(UPDATED COVERAGE, March 14) Tim O’Connor, president and chief executive officer of the Denver-based U.S. Potato Board, is leaving the organization to lead a new Mexican avocado marketing agency.
O’Connor will become the chief executive officer of the Denver-based Avocados from Mexico marketing group, a joint creation of the Mexican Hass Avocado Importers Association (MHAIA) and the Michoacan Avocado Producers and Packers (APEAM).
O’Connor, who will leave the potato board March 31 and begin his new job April 1, said it took a “fabulous opportunity” to make him leave the board, where he was worked for the past 14 years.

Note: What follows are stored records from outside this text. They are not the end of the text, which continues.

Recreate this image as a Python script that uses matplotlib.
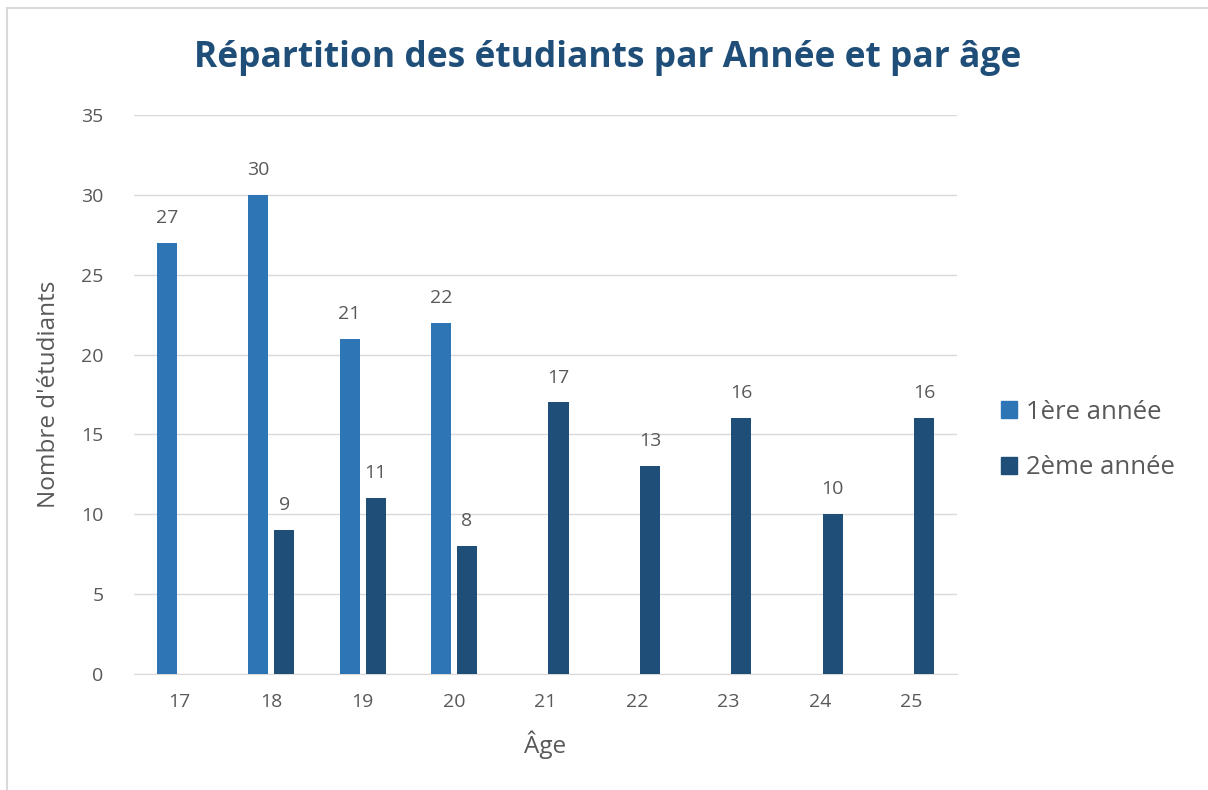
import numpy as np
import matplotlib.pyplot as plt
from matplotlib.patches import Rectangle, Patch

ages = [17, 18, 19, 20, 21, 22, 23, 24, 25]
annee1 = [27, 30, 21, 22, None, None, None, None, None]
annee2 = [None, 9, 11, 8, 17, 13, 16, 10, 16]

c1 = '#2E75B6'
c2 = '#1F4E79'
grey = '#595959'

plt.rcParams['font.family'] = ['Open Sans', 'DejaVu Sans']

fig = plt.figure(figsize=(12.08, 7.90), dpi=100)
W, H = 1208, 790
ax = fig.add_axes([134 / W, 1 - 674 / H, (957 - 134) / W, (674 - 115) / H])

# chart border (only top and left visible)
fig.patches.append(Rectangle((7 / W, -0.1), 1.2, 1 - 8 / H + 0.1, transform=fig.transFigure,
                             fill=False, edgecolor='#D9D9D9', lw=1.5))

w = 0.22
off = 0.142
for i, a in enumerate(ages):
    v1, v2 = annee1[i], annee2[i]
    if v1 is not None:
        ax.bar(a - off, v1, w, color=c1, zorder=3)
        ax.text(a - off, v1 + 1, str(v1), ha='center', va='bottom', fontsize=14, color=grey)
    if v2 is not None:
        ax.bar(a + off, v2, w, color=c2, zorder=3)
        ax.text(a + off, v2 + 1, str(v2), ha='center', va='bottom', fontsize=14, color=grey)

ax.set_xlim(16.5, 25.5)
ax.set_ylim(0, 35)
ax.set_yticks(range(0, 36, 5))
ax.set_xticks(ages)
ax.grid(axis='y', color='#D9D9D9', lw=1, zorder=0)
for s in ['top', 'right', 'left']:
    ax.spines[s].set_visible(False)
ax.spines['bottom'].set_color('#D9D9D9')
ax.tick_params(length=0, labelsize=14, labelcolor=grey, pad=14)
ax.tick_params(axis='y', pad=22)

ax.set_xlabel('Âge', fontsize=17.5, color=grey, labelpad=14)
ax.set_ylabel("Nombre d'étudiants", fontsize=17.5, color=grey, labelpad=14)

fig.text(608 / W, 1 - 58 / H, 'Répartition des étudiants par Année et par âge', ha='center', va='center',
         fontsize=25.5, fontweight='bold', color=c2)

handles = [Patch(color=c1, label='1ère année'), Patch(color=c2, label='2ème année')]
fig.legend(handles=handles, loc='center left', bbox_to_anchor=(978 / W, 1 - 440 / H), frameon=False,
           fontsize=18.5, labelcolor=grey, handlelength=0.6, handleheight=0.6, handletextpad=0.35,
           labelspacing=1.2)

fig.savefig('out.png', dpi=100, facecolor='white')
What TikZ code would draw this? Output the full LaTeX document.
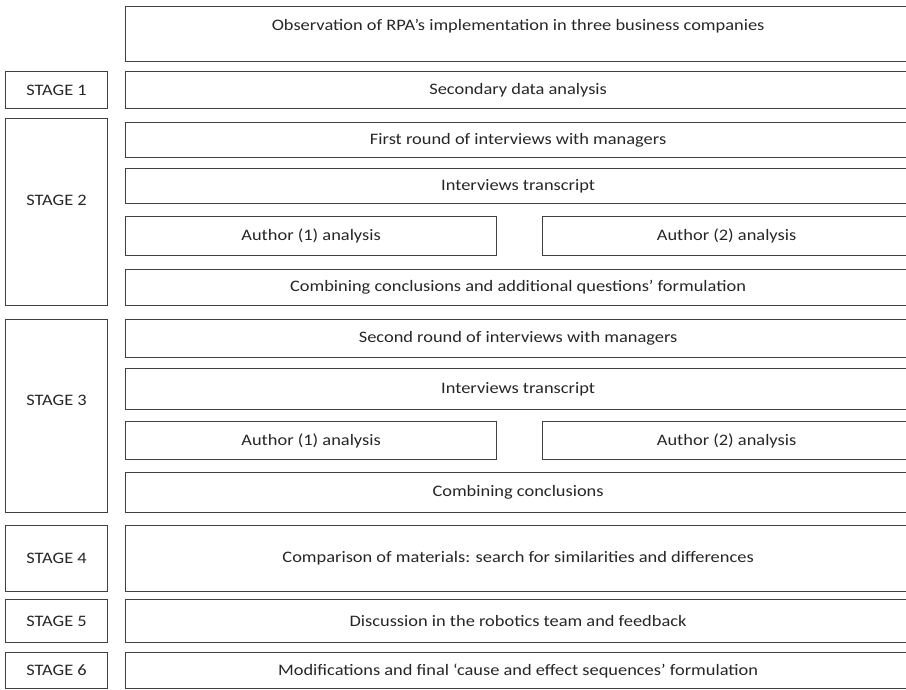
\documentclass[tikz,border=0pt]{standalone}
\usepackage{fontspec}
\setmainfont{Carlito}[FakeStretch=1.15]
\usetikzlibrary{positioning}
\definecolor{linegray}{HTML}{404040}
\definecolor{txtgray}{HTML}{262626}
\tikzset{
  box/.style 2 args={draw=linegray, line width=0.9pt, anchor=north west,
    inner sep=0pt, minimum width=#1*0.75pt, minimum height=#2*0.75pt},
  stagebox/.style={box={102}{#1}},
  stepbox/.style={box={785}{#1}}
}

\begin{document}
\begin{tikzpicture}[x=0.75pt,y=-0.75pt,font=\fontsize{12pt}{14pt}\selectfont,text=txtgray]
  \useasboundingbox (0,0) rectangle (906,689);
  % observation
  \node [stepbox=55, text height=18pt, text depth=23.25pt]
    at (125,6) (obs) {Observation of RPA’s implementation in three business companies};
  % stage 1
  \node [stagebox=37] at (5,71) (stage1) {STAGE 1};
  \node [stepbox=37] at (125,71) (secondary) {Secondary data analysis};
  % stage 2
  \node [stagebox=187, label={[yshift=8.6pt]center:STAGE 2}] at (5,118) (stage2) {};
  \node [stepbox=35] at (125,122) (round1) {First round of interviews with managers};
  \node [stepbox=35] at (125,168) (transcript1) {Interviews transcript};
  \node [box={371}{39}] at (125,216) (authorA1) {Author (1) analysis};
  \node [box={368}{39}] at (542,216) (authorB1) {Author (2) analysis};
  \node [stepbox=36] at (125,269) (combine1)
    {Combining conclusions and additional questions’ formulation};
  % stage 3
  \node [stagebox=193, label={[yshift=12pt]center:STAGE 3}] at (5,319) (stage3) {};
  \node [stepbox=38] at (125,319) (round2) {Second round of interviews with managers};
  \node [stepbox=41] at (125,368) (transcript2) {Interviews transcript};
  \node [box={371}{38}] at (125,421) (authorA2) {Author (1) analysis};
  \node [box={368}{38}] at (542,421) (authorB2) {Author (2) analysis};
  \node [stepbox=40] at (125,472) (combine2) {Combining conclusions};
  % stage 4
  \node [stagebox=66] at (5,525) (stage4) {STAGE 4};
  \node [stepbox=66] at (125,525) (compare)
    {Comparison of materials: search for similarities and differences};
  % stage 5
  \node [stagebox=43] at (5,599) (stage5) {STAGE 5};
  \node [stepbox=43] at (125,599) (discuss) {Discussion in the robotics team and feedback};
  % stage 6
  \node [stagebox=36] at (5,652) (stage6) {STAGE 6};
  \node [stepbox=36] at (125,652) (modify)
    {Modifications and final ‘cause and effect sequences’ formulation};
\end{tikzpicture}
\end{document}
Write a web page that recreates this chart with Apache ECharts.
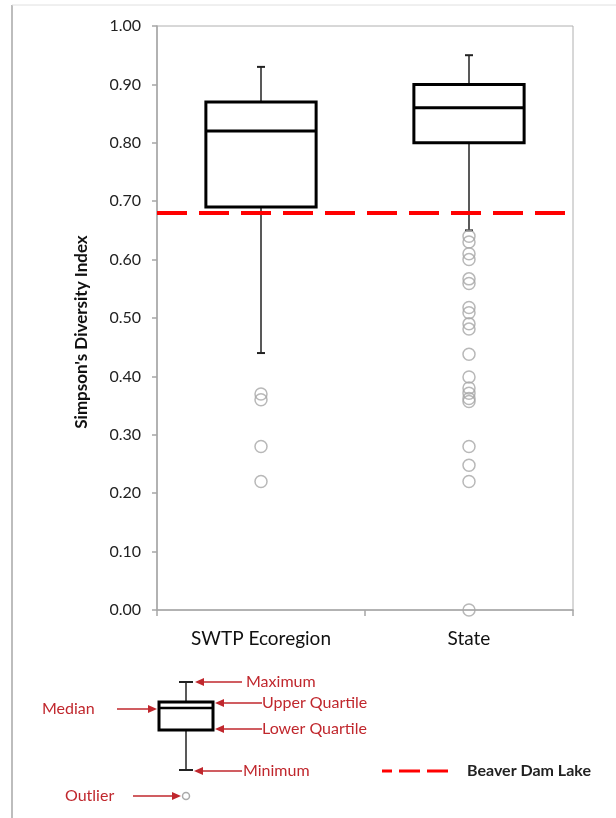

“It’s a wonderful product with a lot of upside potential, and the startup nature of (Avocados from Mexico) is exhilarating,” O’Connor said. “They spent the past two years soul-searching, and they made every decision perfectly to set this up for success.”
Avocados from Mexico is an existing brand name used by MHAIA and APEAM in marketing efforts.
The new marketing group will take over marketing duties from both organizations and will reduce redundancies in the groups’ efforts to promote Mexican avocados, O’Connor said.
The new group will save both APEAM and MHAIA “significant” amounts of money and deliver a unified message about Mexican avocados, said Ron Campbell, MHAIA’s executive director and APEAM’s government relations director.
The search for a CEO of the new organization placed no limits on location or language, in an effort to find the best candidate, Campbell said.
O’Connor’s extensive produce marketing experience, he said, made him stand out.
“Tim was up against some pretty significant competition, and he rose to the top.”
As of March 12, O’Connor didn’t know how many staff he would hire for the new group.
“I envision it being a small staff of highly talented people.”
Looking back, O’Connor characterized his tenure on the potato board as a happy and productive one.
“It’s been one of the greatest experiences of my life,” he said. “The grower leadership, staff and agencies we’ve worked with have been terrific.”
Convincing growers to pass two assessment increases and developing — and delivering on — a long-range plan are among O’Connor’s personal board highlights.
David Fairbourn, the board’s manager of industry communications and policy, said the organization would likely continue down the path set by O’Connor and others.
“I don’t think we’ll turn the organization upside down,” he said. “Tim leaves a great legacy. The industry strongly believes in the work of the board, and growers are very supportive of the return on investment they’ve received.”
The board has created a search committee to find O’Connor’s successor, but as of March 12 there was no set date for hiring someone, Fairbourn said.